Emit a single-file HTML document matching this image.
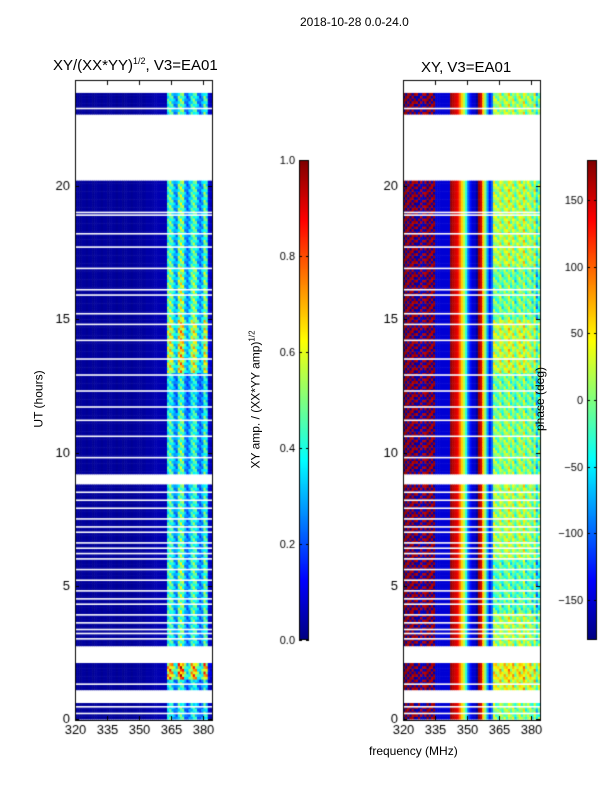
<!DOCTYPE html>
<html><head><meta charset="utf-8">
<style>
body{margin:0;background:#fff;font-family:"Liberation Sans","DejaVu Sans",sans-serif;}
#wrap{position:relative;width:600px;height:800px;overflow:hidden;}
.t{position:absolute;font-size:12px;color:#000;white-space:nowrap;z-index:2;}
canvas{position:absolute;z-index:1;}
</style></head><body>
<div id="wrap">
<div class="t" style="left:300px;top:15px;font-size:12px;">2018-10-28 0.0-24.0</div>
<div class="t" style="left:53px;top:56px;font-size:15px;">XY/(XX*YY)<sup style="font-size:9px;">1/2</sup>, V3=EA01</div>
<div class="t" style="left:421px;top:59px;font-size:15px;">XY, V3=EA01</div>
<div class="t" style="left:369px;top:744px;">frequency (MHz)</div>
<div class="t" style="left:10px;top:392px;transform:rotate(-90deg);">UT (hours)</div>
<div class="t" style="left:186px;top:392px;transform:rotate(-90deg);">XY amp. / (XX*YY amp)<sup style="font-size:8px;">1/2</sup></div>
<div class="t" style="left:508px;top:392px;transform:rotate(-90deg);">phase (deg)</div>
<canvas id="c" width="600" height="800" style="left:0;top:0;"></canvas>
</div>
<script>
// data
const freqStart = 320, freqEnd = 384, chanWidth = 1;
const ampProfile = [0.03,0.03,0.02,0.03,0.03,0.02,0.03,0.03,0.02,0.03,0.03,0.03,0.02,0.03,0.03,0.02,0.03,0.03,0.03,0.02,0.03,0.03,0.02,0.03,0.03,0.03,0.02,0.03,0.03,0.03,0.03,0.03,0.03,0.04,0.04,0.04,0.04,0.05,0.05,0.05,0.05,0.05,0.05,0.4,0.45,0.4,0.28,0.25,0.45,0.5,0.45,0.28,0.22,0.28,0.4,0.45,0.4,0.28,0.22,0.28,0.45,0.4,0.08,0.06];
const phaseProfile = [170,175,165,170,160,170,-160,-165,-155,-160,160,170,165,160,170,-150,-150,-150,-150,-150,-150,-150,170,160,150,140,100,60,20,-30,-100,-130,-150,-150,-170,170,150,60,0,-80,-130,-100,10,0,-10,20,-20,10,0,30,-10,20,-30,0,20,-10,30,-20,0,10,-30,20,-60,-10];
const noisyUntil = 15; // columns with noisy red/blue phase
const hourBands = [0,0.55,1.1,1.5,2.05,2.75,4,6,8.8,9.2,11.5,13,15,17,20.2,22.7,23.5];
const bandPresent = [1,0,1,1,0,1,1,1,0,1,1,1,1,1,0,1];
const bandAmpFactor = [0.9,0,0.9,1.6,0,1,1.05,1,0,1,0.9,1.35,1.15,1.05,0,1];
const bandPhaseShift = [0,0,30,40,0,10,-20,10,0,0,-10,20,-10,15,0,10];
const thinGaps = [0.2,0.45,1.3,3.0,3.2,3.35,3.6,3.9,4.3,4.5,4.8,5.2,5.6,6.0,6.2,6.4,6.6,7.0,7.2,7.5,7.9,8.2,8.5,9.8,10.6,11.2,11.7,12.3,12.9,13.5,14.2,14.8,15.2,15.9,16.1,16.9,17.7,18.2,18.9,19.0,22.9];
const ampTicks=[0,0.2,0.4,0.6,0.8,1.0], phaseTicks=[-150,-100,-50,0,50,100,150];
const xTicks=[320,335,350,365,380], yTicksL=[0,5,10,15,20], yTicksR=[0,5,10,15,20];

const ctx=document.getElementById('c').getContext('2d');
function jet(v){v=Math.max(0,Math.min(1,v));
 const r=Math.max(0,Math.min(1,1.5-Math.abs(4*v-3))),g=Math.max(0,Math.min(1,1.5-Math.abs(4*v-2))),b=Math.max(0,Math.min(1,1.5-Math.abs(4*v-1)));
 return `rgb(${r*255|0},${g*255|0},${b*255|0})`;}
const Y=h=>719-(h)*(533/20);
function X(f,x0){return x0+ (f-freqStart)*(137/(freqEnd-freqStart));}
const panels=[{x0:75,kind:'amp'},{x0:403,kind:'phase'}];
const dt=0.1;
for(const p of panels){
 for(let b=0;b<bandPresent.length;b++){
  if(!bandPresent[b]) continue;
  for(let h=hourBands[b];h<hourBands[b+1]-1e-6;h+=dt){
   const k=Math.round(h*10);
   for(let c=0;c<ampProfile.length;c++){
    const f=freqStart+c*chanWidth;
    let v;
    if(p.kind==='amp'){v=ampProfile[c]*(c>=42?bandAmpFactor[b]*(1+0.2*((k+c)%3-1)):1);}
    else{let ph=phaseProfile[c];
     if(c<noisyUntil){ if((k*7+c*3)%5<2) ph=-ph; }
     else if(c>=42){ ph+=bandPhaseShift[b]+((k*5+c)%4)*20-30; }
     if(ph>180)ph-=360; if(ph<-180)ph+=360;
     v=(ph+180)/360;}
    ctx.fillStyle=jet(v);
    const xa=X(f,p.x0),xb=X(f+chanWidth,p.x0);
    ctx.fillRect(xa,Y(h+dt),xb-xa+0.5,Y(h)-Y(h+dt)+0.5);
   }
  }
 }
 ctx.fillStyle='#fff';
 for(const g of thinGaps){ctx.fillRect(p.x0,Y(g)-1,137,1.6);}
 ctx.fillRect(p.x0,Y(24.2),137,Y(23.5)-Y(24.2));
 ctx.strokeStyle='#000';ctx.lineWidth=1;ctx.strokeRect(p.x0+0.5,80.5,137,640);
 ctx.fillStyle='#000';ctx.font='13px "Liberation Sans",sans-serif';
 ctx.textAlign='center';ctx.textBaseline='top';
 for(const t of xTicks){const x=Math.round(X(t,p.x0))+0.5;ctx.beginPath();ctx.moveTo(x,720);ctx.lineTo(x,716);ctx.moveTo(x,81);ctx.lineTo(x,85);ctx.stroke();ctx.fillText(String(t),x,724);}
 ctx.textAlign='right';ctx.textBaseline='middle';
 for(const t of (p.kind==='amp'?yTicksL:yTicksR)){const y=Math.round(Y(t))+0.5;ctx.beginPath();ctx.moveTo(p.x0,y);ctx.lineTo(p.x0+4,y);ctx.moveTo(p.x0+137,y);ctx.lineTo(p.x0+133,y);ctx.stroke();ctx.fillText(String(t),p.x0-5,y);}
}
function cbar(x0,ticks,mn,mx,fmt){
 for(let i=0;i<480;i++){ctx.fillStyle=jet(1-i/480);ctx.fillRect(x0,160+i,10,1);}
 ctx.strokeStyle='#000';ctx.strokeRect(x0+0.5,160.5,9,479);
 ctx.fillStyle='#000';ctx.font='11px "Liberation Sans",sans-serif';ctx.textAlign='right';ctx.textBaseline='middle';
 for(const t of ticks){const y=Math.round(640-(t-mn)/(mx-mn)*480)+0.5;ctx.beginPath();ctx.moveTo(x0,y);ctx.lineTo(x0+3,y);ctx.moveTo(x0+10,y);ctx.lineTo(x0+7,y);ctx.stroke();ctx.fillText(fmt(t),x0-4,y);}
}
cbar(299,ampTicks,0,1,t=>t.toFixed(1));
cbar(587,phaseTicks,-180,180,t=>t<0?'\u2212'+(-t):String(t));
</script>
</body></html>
+++
- What this task involves
Make an exact copy of the whole listing, but don't bring over any pictures.

- Complete answer
Emit a single-file HTML document matching this image.
<!DOCTYPE html>
<html><head><meta charset="utf-8">
<style>
body{margin:0;background:#fff;font-family:"Liberation Sans","DejaVu Sans",sans-serif;}
#wrap{position:relative;width:600px;height:800px;overflow:hidden;}
.t{position:absolute;font-size:12px;color:#000;white-space:nowrap;z-index:2;}
canvas{position:absolute;z-index:1;}
</style></head><body>
<div id="wrap">
<div class="t" style="left:300px;top:15px;font-size:12px;">2018-10-28 0.0-24.0</div>
<div class="t" style="left:53px;top:56px;font-size:15px;">XY/(XX*YY)<sup style="font-size:9px;">1/2</sup>, V3=EA01</div>
<div class="t" style="left:421px;top:59px;font-size:15px;">XY, V3=EA01</div>
<div class="t" style="left:369px;top:744px;">frequency (MHz)</div>
<div class="t" style="left:10px;top:392px;transform:rotate(-90deg);">UT (hours)</div>
<div class="t" style="left:186px;top:392px;transform:rotate(-90deg);">XY amp. / (XX*YY amp)<sup style="font-size:8px;">1/2</sup></div>
<div class="t" style="left:508px;top:392px;transform:rotate(-90deg);">phase (deg)</div>
<canvas id="c" width="600" height="800" style="left:0;top:0;"></canvas>
</div>
<script>
// data
const freqStart = 320, freqEnd = 384, chanWidth = 1;
const ampProfile = [0.03,0.03,0.02,0.03,0.03,0.02,0.03,0.03,0.02,0.03,0.03,0.03,0.02,0.03,0.03,0.02,0.03,0.03,0.03,0.02,0.03,0.03,0.02,0.03,0.03,0.03,0.02,0.03,0.03,0.03,0.03,0.03,0.03,0.04,0.04,0.04,0.04,0.05,0.05,0.05,0.05,0.05,0.05,0.4,0.45,0.4,0.28,0.25,0.45,0.5,0.45,0.28,0.22,0.28,0.4,0.45,0.4,0.28,0.22,0.28,0.45,0.4,0.08,0.06];
const phaseProfile = [170,175,165,170,160,170,-160,-165,-155,-160,160,170,165,160,170,-150,-150,-150,-150,-150,-150,-150,170,160,150,140,100,60,20,-30,-100,-130,-150,-150,-170,170,150,60,0,-80,-130,-100,10,0,-10,20,-20,10,0,30,-10,20,-30,0,20,-10,30,-20,0,10,-30,20,-60,-10];
const noisyUntil = 15; // columns with noisy red/blue phase
const hourBands = [0,0.55,1.1,1.5,2.05,2.75,4,6,8.8,9.2,11.5,13,15,17,20.2,22.7,23.5];
const bandPresent = [1,0,1,1,0,1,1,1,0,1,1,1,1,1,0,1];
const bandAmpFactor = [0.9,0,0.9,1.6,0,1,1.05,1,0,1,0.9,1.35,1.15,1.05,0,1];
const bandPhaseShift = [0,0,30,40,0,10,-20,10,0,0,-10,20,-10,15,0,10];
const thinGaps = [0.2,0.45,1.3,3.0,3.2,3.35,3.6,3.9,4.3,4.5,4.8,5.2,5.6,6.0,6.2,6.4,6.6,7.0,7.2,7.5,7.9,8.2,8.5,9.8,10.6,11.2,11.7,12.3,12.9,13.5,14.2,14.8,15.2,15.9,16.1,16.9,17.7,18.2,18.9,19.0,22.9];
const ampTicks=[0,0.2,0.4,0.6,0.8,1.0], phaseTicks=[-150,-100,-50,0,50,100,150];
const xTicks=[320,335,350,365,380], yTicksL=[0,5,10,15,20], yTicksR=[0,5,10,15,20];

const ctx=document.getElementById('c').getContext('2d');
function jet(v){v=Math.max(0,Math.min(1,v));
 const r=Math.max(0,Math.min(1,1.5-Math.abs(4*v-3))),g=Math.max(0,Math.min(1,1.5-Math.abs(4*v-2))),b=Math.max(0,Math.min(1,1.5-Math.abs(4*v-1)));
 return `rgb(${r*255|0},${g*255|0},${b*255|0})`;}
const Y=h=>719-(h)*(533/20);
function X(f,x0){return x0+ (f-freqStart)*(137/(freqEnd-freqStart));}
const panels=[{x0:75,kind:'amp'},{x0:403,kind:'phase'}];
const dt=0.1;
for(const p of panels){
 for(let b=0;b<bandPresent.length;b++){
  if(!bandPresent[b]) continue;
  for(let h=hourBands[b];h<hourBands[b+1]-1e-6;h+=dt){
   const k=Math.round(h*10);
   for(let c=0;c<ampProfile.length;c++){
    const f=freqStart+c*chanWidth;
    let v;
    if(p.kind==='amp'){v=ampProfile[c]*(c>=42?bandAmpFactor[b]*(1+0.2*((k+c)%3-1)):1);}
    else{let ph=phaseProfile[c];
     if(c<noisyUntil){ if((k*7+c*3)%5<2) ph=-ph; }
     else if(c>=42){ ph+=bandPhaseShift[b]+((k*5+c)%4)*20-30; }
     if(ph>180)ph-=360; if(ph<-180)ph+=360;
     v=(ph+180)/360;}
    ctx.fillStyle=jet(v);
    const xa=X(f,p.x0),xb=X(f+chanWidth,p.x0);
    ctx.fillRect(xa,Y(h+dt),xb-xa+0.5,Y(h)-Y(h+dt)+0.5);
   }
  }
 }
 ctx.fillStyle='#fff';
 for(const g of thinGaps){ctx.fillRect(p.x0,Y(g)-1,137,1.6);}
 ctx.fillRect(p.x0,Y(24.2),137,Y(23.5)-Y(24.2));
 ctx.strokeStyle='#000';ctx.lineWidth=1;ctx.strokeRect(p.x0+0.5,80.5,137,640);
 ctx.fillStyle='#000';ctx.font='13px "Liberation Sans",sans-serif';
 ctx.textAlign='center';ctx.textBaseline='top';
 for(const t of xTicks){const x=Math.round(X(t,p.x0))+0.5;ctx.beginPath();ctx.moveTo(x,720);ctx.lineTo(x,716);ctx.moveTo(x,81);ctx.lineTo(x,85);ctx.stroke();ctx.fillText(String(t),x,724);}
 ctx.textAlign='right';ctx.textBaseline='middle';
 for(const t of (p.kind==='amp'?yTicksL:yTicksR)){const y=Math.round(Y(t))+0.5;ctx.beginPath();ctx.moveTo(p.x0,y);ctx.lineTo(p.x0+4,y);ctx.moveTo(p.x0+137,y);ctx.lineTo(p.x0+133,y);ctx.stroke();ctx.fillText(String(t),p.x0-5,y);}
}
function cbar(x0,ticks,mn,mx,fmt){
 for(let i=0;i<480;i++){ctx.fillStyle=jet(1-i/480);ctx.fillRect(x0,160+i,10,1);}
 ctx.strokeStyle='#000';ctx.strokeRect(x0+0.5,160.5,9,479);
 ctx.fillStyle='#000';ctx.font='11px "Liberation Sans",sans-serif';ctx.textAlign='right';ctx.textBaseline='middle';
 for(const t of ticks){const y=Math.round(640-(t-mn)/(mx-mn)*480)+0.5;ctx.beginPath();ctx.moveTo(x0,y);ctx.lineTo(x0+3,y);ctx.moveTo(x0+10,y);ctx.lineTo(x0+7,y);ctx.stroke();ctx.fillText(fmt(t),x0-4,y);}
}
cbar(299,ampTicks,0,1,t=>t.toFixed(1));
cbar(587,phaseTicks,-180,180,t=>t<0?'\u2212'+(-t):String(t));
</script>
</body></html>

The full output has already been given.